The prison will be large enough to accommodate nearly half the 520 suspected enemy combatants being kept at Guantanamo.
The work is scheduled to be completed by July of next year.
"The future detention facility will be based on prison models in the U.S. and is designed to be safer for the long-term detention of detainees and guards who serve" at Guantanamo, a Pentagon spokesman said in a prepared statement. "It is also expected to require less manpower."
Since the U.S. government first began housing prisoners at Guantanamo in the wake of the 2001 terrorist attacks, American taxpayers have shelled out about $100 million in construction costs, while spending another $90 million to $95 million annually to operate the facility, Defense Secretary Donald Rumsfeld said earlier this week.
That operation has been improved over the last three years, the Pentagon spokesman said, "especially since the early days when the military was given just a number of days' notice to construct a detention facility."
Just how long the United States will continue to house prisoners in Cuba remains unclear.
"The United States government, let alone the U.S. military, does not want to be in the position of holding suspected terrorists any longer than is absolutely necessary," Rumsfeld said during a briefing this week. "But as long as there remains a need to keep terrorists from striking again, a facility will continue to be needed."
Halliburton was assigned the construction job under an existing five-year contract it won with the Pentagon last year after competitive bidding.
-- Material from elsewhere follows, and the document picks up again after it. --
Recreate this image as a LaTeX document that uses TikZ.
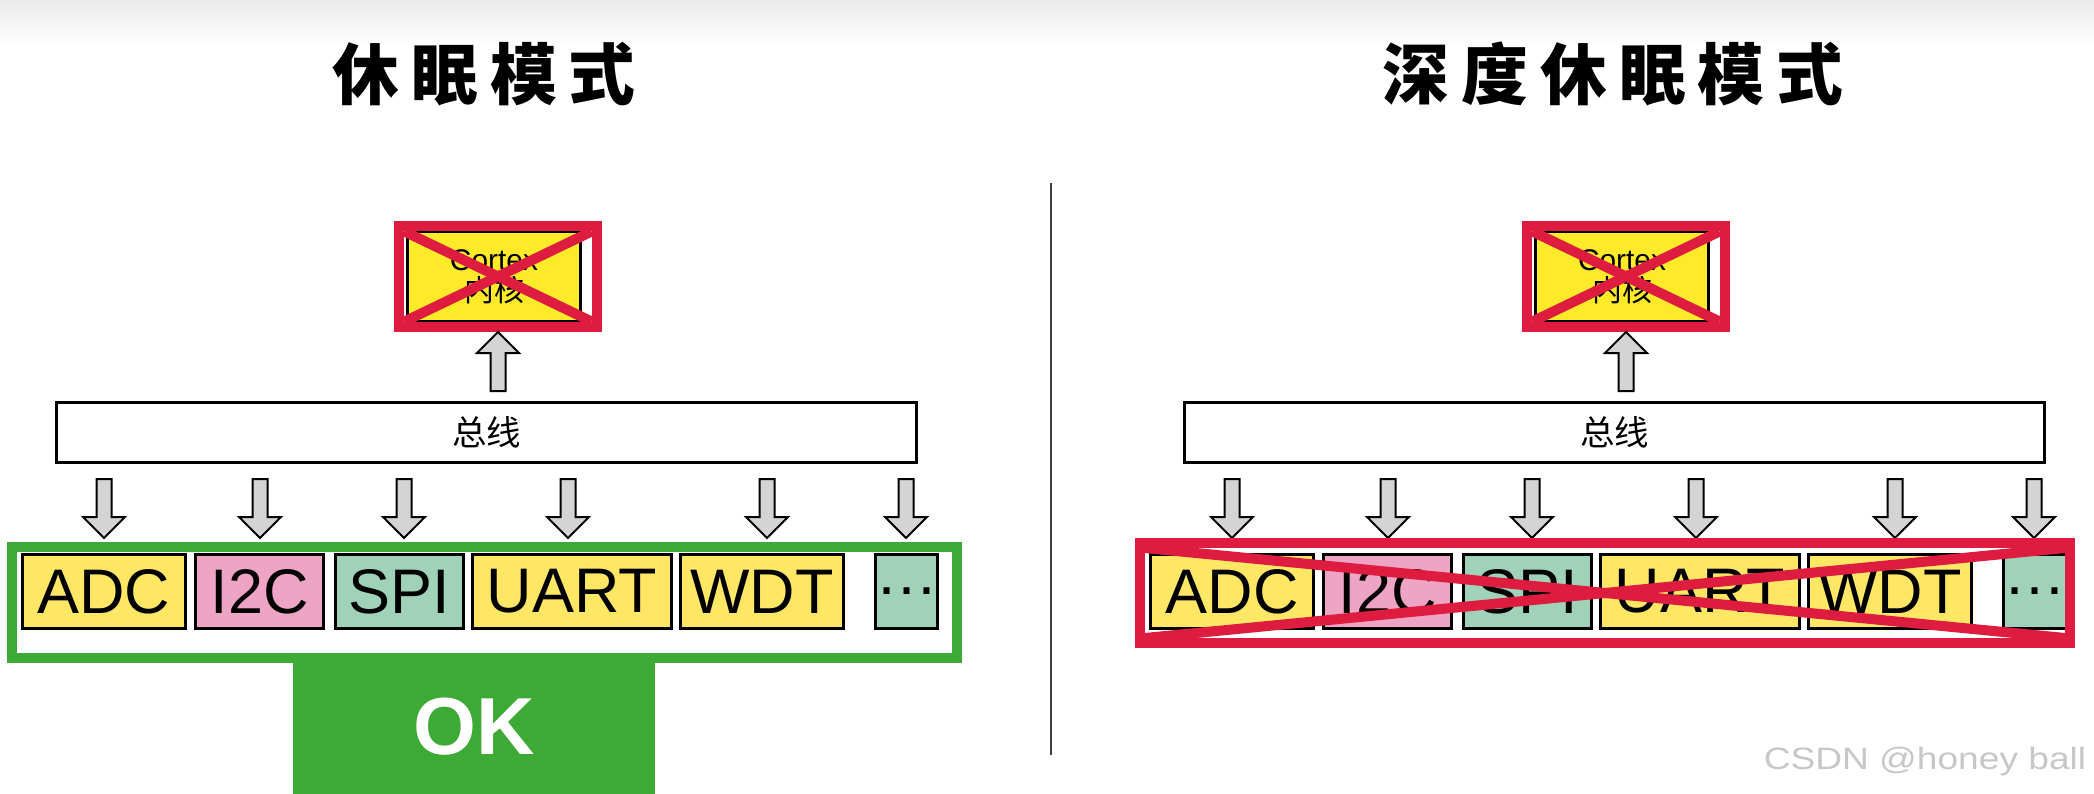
\documentclass[tikz,border=0pt]{standalone}
\usepackage{fontspec}
\setmainfont{Liberation Sans}
\newfontfamily\cjk{Noto Sans CJK SC}
\newfontfamily\cjktitle[LetterSpace=18]{Noto Sans CJK SC}
\usetikzlibrary{positioning}

\definecolor{coreyellow}{RGB}{255,234,42}
\definecolor{modyellow}{RGB}{255,231,102}
\definecolor{modpink}{RGB}{238,164,196}
\definecolor{modteal}{RGB}{160,210,186}
\definecolor{okgreen}{RGB}{62,170,54}
\definecolor{crossred}{RGB}{222,28,64}
\definecolor{arrowgray}{RGB}{212,212,212}

\begin{document}
\begin{tikzpicture}[x=0.01cm,y=-0.01cm,
    blockarrow/.pic={\draw[line width=0.02cm,fill=arrowgray] (-7.5,0) -- (7.5,0) -- (7.5,38) -- (21,38) -- (0,59) -- (-21,38) -- (-7.5,38) -- cycle;}]
  \tikzstyle{title}=[font=\cjktitle\bfseries\fontsize{19}{19}\selectfont]
  \tikzstyle{box}=[rectangle,draw,line width=0.03cm,inner sep=0pt,outer sep=0pt]
  \tikzstyle{module}=[box,minimum height=0.73cm,font=\fontsize{17.9}{18}\selectfont]
  \tikzstyle{bus}=[box,minimum width=8.59cm,minimum height=0.59cm,font=\cjk\fontsize{9.8}{10}\selectfont]
  \tikzstyle{core}=[box,fill=coreyellow,minimum width=1.72cm,minimum height=0.89cm,align=center,font=\fontsize{8.5}{8.8}\selectfont]
  \tikzstyle{frame}=[rectangle,draw,line width=0.1cm,outer sep=0pt,inner sep=0pt]
  \tikzstyle{cross}=[line width=0.1cm,color=crossred]

  \useasboundingbox (0,0) rectangle (2094,794);
  \fill[white] (0,0) rectangle (2094,794);
  \shade[top color=black!8,bottom color=white] (0,0) rectangle (2094,45);

  \node[title] (ltitle) at (484,74) {休眠模式};
  \node[title] (rtitle) at (1613,74) {深度休眠模式};
  \draw[line width=0.02cm,black!75] (1051,183) -- (1051,755);

  % both halves: core, bus, peripherals
  \foreach \s/\dx in {l/0,r/1128}{
    \node[core] (core\s) at (494+\dx,276.5) {Cortex\\{\cjk 内核}};
    \node[frame,draw=crossred,minimum width=1.97cm,minimum height=1.0cm] (corex\s) at (498+\dx,276.5) {};
    \draw[cross] ([shift={(5,5)}]corex\s.north west) -- ([shift={(-5,-5)}]corex\s.south east);
    \draw[cross] ([shift={(5,-5)}]corex\s.south west) -- ([shift={(-5,5)}]corex\s.north east);
    \pic[rotate=180] at (498+\dx,391) {blockarrow};

    \node[bus] (bus\s) at (486.5+\dx,432.5) {总线};
    \foreach \ax in {104,260,404,568,767,906}
      \pic at (\ax+\dx,479) {blockarrow};

    \foreach \m/\txt/\cx/\w/\col in {adc/ADC/104/1.62/modyellow, i2c/I2C/259.5/1.27/modpink,
        spi/SPI/399.5/1.27/modteal, uart/UART/572/1.98/modyellow, wdt/WDT/762/1.62/modyellow,
        more/…/906.5/0.55/modteal}
      \node[module,fill=\col,minimum width=\w cm] (\m\s) at (\cx+\dx,591.5) {\txt};
  }

  % sleep: peripherals still running
  \node[frame,draw=okgreen,minimum width=9.45cm,minimum height=1.11cm] (okframe) at (484.5,602.5) {};
  \node[fill=okgreen,minimum width=3.62cm,minimum height=1.34cm,inner sep=0pt,text=white,
        font=\bfseries\fontsize{23}{23}\selectfont] (ok) at (474,727) {OK};

  % deep sleep: everything off
  \node[frame,draw=crossred,minimum width=9.30cm,minimum height=1.0cm] (offframe) at (1605,593) {};
  \draw[cross] ([shift={(5,5)}]offframe.north west) -- ([shift={(-5,-5)}]offframe.south east);
  \draw[cross] ([shift={(5,-5)}]offframe.south west) -- ([shift={(-5,5)}]offframe.north east);

  \node[text=black!22,font=\fontsize{8.8}{9}\selectfont,xscale=1.2] (mark) at (1925,761) {CSDN @honey ball};
\end{tikzpicture}
\end{document}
The total contract is valued at up to $500 million.
"KBR was selected to continue providing private-sector construction and related services to the U.S. Navy and other Department of Defense agencies and missions worldwide through this program," Halliburton spokeswoman Cathy Gist Mann said.
But like so much of Halliburton's military contract work, the prison construction project sparked howls of protest from the company's critics on Capitol Hill.
"This is surreal," said Sen. Frank Lautenberg, D-N.J.
Lautenberg and other critics have long accused the Bush administration of funneling work to Vice President Dick Cheney's former employer and then overlooking problems with the company's performance.
Lautenberg issued a news release with a headline that read, in part, "Halliburton getting into Prison Building Business at GITMO!!"